■ What is required: Can you transcribe the data exactly? Leave the pictures out.

■ Stored data:
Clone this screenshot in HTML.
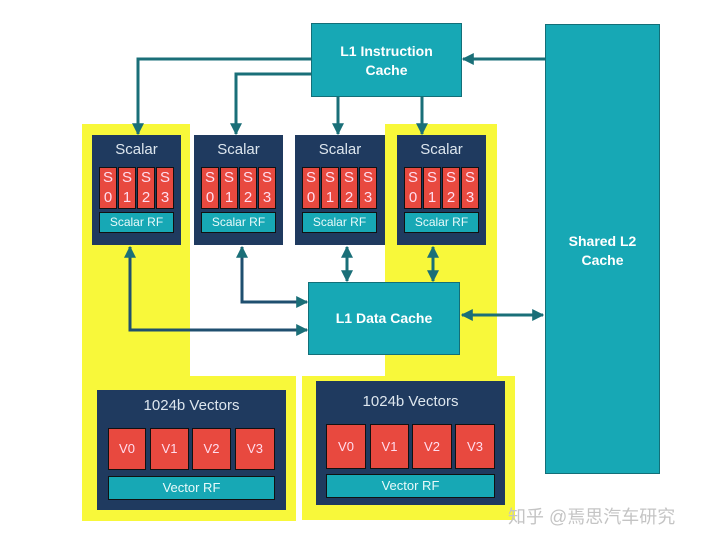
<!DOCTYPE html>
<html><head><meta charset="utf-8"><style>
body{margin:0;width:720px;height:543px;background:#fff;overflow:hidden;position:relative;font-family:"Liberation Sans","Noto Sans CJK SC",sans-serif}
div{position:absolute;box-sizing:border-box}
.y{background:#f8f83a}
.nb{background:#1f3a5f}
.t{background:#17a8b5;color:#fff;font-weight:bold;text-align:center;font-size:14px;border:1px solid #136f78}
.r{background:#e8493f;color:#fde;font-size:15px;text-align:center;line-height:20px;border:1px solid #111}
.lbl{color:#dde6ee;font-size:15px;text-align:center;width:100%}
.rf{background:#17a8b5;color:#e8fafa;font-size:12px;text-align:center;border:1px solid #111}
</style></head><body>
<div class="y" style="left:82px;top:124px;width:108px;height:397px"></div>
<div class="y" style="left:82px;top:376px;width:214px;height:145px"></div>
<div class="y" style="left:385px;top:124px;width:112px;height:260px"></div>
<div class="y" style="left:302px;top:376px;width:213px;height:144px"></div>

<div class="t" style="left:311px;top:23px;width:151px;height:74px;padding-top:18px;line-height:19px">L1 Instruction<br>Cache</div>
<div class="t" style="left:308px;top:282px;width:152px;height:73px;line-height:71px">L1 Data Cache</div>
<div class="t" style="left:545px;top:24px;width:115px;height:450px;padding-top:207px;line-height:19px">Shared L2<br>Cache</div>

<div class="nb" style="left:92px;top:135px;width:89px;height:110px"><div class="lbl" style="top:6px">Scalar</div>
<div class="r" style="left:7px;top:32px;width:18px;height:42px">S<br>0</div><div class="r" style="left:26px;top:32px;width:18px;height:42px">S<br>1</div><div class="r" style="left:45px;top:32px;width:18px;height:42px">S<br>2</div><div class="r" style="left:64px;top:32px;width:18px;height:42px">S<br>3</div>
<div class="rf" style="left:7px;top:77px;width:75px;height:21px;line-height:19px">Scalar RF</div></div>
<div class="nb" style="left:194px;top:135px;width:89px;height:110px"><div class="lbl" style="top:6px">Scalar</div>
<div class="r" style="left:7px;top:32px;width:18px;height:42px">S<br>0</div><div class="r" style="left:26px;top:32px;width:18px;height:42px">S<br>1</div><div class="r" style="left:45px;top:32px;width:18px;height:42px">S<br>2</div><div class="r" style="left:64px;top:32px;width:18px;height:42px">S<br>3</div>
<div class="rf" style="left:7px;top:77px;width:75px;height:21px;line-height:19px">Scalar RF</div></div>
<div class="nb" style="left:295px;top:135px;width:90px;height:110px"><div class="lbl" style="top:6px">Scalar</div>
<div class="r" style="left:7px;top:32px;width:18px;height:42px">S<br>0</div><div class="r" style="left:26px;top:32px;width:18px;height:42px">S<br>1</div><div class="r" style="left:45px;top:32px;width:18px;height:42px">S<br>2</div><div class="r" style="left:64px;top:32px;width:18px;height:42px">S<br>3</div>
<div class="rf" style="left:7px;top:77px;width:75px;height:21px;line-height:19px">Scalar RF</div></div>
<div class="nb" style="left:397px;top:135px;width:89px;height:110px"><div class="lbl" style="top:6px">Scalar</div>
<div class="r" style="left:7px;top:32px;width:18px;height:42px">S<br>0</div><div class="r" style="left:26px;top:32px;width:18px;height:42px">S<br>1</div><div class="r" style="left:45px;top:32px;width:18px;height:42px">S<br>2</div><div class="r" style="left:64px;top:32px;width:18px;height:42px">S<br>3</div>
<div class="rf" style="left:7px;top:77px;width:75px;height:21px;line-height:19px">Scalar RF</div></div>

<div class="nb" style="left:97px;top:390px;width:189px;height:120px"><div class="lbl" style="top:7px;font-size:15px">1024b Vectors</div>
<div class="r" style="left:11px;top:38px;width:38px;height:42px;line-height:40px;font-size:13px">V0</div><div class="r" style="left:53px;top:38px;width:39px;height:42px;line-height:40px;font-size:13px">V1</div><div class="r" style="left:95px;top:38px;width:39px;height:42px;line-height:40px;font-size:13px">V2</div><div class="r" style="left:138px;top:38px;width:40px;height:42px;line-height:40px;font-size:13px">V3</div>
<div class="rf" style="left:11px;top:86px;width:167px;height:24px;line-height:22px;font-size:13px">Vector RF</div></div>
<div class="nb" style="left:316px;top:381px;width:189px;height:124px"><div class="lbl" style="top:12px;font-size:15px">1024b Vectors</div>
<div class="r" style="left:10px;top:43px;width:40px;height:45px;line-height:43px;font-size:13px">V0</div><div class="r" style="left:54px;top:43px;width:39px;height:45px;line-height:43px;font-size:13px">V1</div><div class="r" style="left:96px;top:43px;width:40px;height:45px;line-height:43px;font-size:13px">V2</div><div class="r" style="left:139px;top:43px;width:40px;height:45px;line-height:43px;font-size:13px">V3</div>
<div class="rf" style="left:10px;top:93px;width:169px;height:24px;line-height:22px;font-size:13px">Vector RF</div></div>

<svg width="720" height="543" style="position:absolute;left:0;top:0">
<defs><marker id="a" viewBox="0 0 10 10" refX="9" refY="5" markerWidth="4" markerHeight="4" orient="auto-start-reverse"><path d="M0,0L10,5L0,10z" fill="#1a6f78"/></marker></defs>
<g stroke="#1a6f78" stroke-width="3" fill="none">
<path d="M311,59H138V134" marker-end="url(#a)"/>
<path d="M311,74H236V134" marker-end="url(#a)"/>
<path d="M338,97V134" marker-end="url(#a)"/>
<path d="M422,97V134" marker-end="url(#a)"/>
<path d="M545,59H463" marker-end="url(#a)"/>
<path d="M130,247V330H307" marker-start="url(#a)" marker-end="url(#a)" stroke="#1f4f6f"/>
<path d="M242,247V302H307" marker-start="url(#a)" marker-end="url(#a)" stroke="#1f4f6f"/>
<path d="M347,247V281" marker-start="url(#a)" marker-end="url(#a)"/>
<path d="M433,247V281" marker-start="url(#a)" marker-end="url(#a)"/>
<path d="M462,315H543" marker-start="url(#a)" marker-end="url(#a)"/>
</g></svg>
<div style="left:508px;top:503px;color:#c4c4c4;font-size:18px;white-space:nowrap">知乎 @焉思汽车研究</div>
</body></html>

■ Worked solution:
Clone this screenshot in HTML.
<!DOCTYPE html>
<html><head><meta charset="utf-8"><style>
body{margin:0;width:720px;height:543px;background:#fff;overflow:hidden;position:relative;font-family:"Liberation Sans","Noto Sans CJK SC",sans-serif}
div{position:absolute;box-sizing:border-box}
.y{background:#f8f83a}
.nb{background:#1f3a5f}
.t{background:#17a8b5;color:#fff;font-weight:bold;text-align:center;font-size:14px;border:1px solid #136f78}
.r{background:#e8493f;color:#fde;font-size:15px;text-align:center;line-height:20px;border:1px solid #111}
.lbl{color:#dde6ee;font-size:15px;text-align:center;width:100%}
.rf{background:#17a8b5;color:#e8fafa;font-size:12px;text-align:center;border:1px solid #111}
</style></head><body>
<div class="y" style="left:82px;top:124px;width:108px;height:397px"></div>
<div class="y" style="left:82px;top:376px;width:214px;height:145px"></div>
<div class="y" style="left:385px;top:124px;width:112px;height:260px"></div>
<div class="y" style="left:302px;top:376px;width:213px;height:144px"></div>

<div class="t" style="left:311px;top:23px;width:151px;height:74px;padding-top:18px;line-height:19px">L1 Instruction<br>Cache</div>
<div class="t" style="left:308px;top:282px;width:152px;height:73px;line-height:71px">L1 Data Cache</div>
<div class="t" style="left:545px;top:24px;width:115px;height:450px;padding-top:207px;line-height:19px">Shared L2<br>Cache</div>

<div class="nb" style="left:92px;top:135px;width:89px;height:110px"><div class="lbl" style="top:6px">Scalar</div>
<div class="r" style="left:7px;top:32px;width:18px;height:42px">S<br>0</div><div class="r" style="left:26px;top:32px;width:18px;height:42px">S<br>1</div><div class="r" style="left:45px;top:32px;width:18px;height:42px">S<br>2</div><div class="r" style="left:64px;top:32px;width:18px;height:42px">S<br>3</div>
<div class="rf" style="left:7px;top:77px;width:75px;height:21px;line-height:19px">Scalar RF</div></div>
<div class="nb" style="left:194px;top:135px;width:89px;height:110px"><div class="lbl" style="top:6px">Scalar</div>
<div class="r" style="left:7px;top:32px;width:18px;height:42px">S<br>0</div><div class="r" style="left:26px;top:32px;width:18px;height:42px">S<br>1</div><div class="r" style="left:45px;top:32px;width:18px;height:42px">S<br>2</div><div class="r" style="left:64px;top:32px;width:18px;height:42px">S<br>3</div>
<div class="rf" style="left:7px;top:77px;width:75px;height:21px;line-height:19px">Scalar RF</div></div>
<div class="nb" style="left:295px;top:135px;width:90px;height:110px"><div class="lbl" style="top:6px">Scalar</div>
<div class="r" style="left:7px;top:32px;width:18px;height:42px">S<br>0</div><div class="r" style="left:26px;top:32px;width:18px;height:42px">S<br>1</div><div class="r" style="left:45px;top:32px;width:18px;height:42px">S<br>2</div><div class="r" style="left:64px;top:32px;width:18px;height:42px">S<br>3</div>
<div class="rf" style="left:7px;top:77px;width:75px;height:21px;line-height:19px">Scalar RF</div></div>
<div class="nb" style="left:397px;top:135px;width:89px;height:110px"><div class="lbl" style="top:6px">Scalar</div>
<div class="r" style="left:7px;top:32px;width:18px;height:42px">S<br>0</div><div class="r" style="left:26px;top:32px;width:18px;height:42px">S<br>1</div><div class="r" style="left:45px;top:32px;width:18px;height:42px">S<br>2</div><div class="r" style="left:64px;top:32px;width:18px;height:42px">S<br>3</div>
<div class="rf" style="left:7px;top:77px;width:75px;height:21px;line-height:19px">Scalar RF</div></div>

<div class="nb" style="left:97px;top:390px;width:189px;height:120px"><div class="lbl" style="top:7px;font-size:15px">1024b Vectors</div>
<div class="r" style="left:11px;top:38px;width:38px;height:42px;line-height:40px;font-size:13px">V0</div><div class="r" style="left:53px;top:38px;width:39px;height:42px;line-height:40px;font-size:13px">V1</div><div class="r" style="left:95px;top:38px;width:39px;height:42px;line-height:40px;font-size:13px">V2</div><div class="r" style="left:138px;top:38px;width:40px;height:42px;line-height:40px;font-size:13px">V3</div>
<div class="rf" style="left:11px;top:86px;width:167px;height:24px;line-height:22px;font-size:13px">Vector RF</div></div>
<div class="nb" style="left:316px;top:381px;width:189px;height:124px"><div class="lbl" style="top:12px;font-size:15px">1024b Vectors</div>
<div class="r" style="left:10px;top:43px;width:40px;height:45px;line-height:43px;font-size:13px">V0</div><div class="r" style="left:54px;top:43px;width:39px;height:45px;line-height:43px;font-size:13px">V1</div><div class="r" style="left:96px;top:43px;width:40px;height:45px;line-height:43px;font-size:13px">V2</div><div class="r" style="left:139px;top:43px;width:40px;height:45px;line-height:43px;font-size:13px">V3</div>
<div class="rf" style="left:10px;top:93px;width:169px;height:24px;line-height:22px;font-size:13px">Vector RF</div></div>

<svg width="720" height="543" style="position:absolute;left:0;top:0">
<defs><marker id="a" viewBox="0 0 10 10" refX="9" refY="5" markerWidth="4" markerHeight="4" orient="auto-start-reverse"><path d="M0,0L10,5L0,10z" fill="#1a6f78"/></marker></defs>
<g stroke="#1a6f78" stroke-width="3" fill="none">
<path d="M311,59H138V134" marker-end="url(#a)"/>
<path d="M311,74H236V134" marker-end="url(#a)"/>
<path d="M338,97V134" marker-end="url(#a)"/>
<path d="M422,97V134" marker-end="url(#a)"/>
<path d="M545,59H463" marker-end="url(#a)"/>
<path d="M130,247V330H307" marker-start="url(#a)" marker-end="url(#a)" stroke="#1f4f6f"/>
<path d="M242,247V302H307" marker-start="url(#a)" marker-end="url(#a)" stroke="#1f4f6f"/>
<path d="M347,247V281" marker-start="url(#a)" marker-end="url(#a)"/>
<path d="M433,247V281" marker-start="url(#a)" marker-end="url(#a)"/>
<path d="M462,315H543" marker-start="url(#a)" marker-end="url(#a)"/>
</g></svg>
<div style="left:508px;top:503px;color:#c4c4c4;font-size:18px;white-space:nowrap">知乎 @焉思汽车研究</div>
</body></html>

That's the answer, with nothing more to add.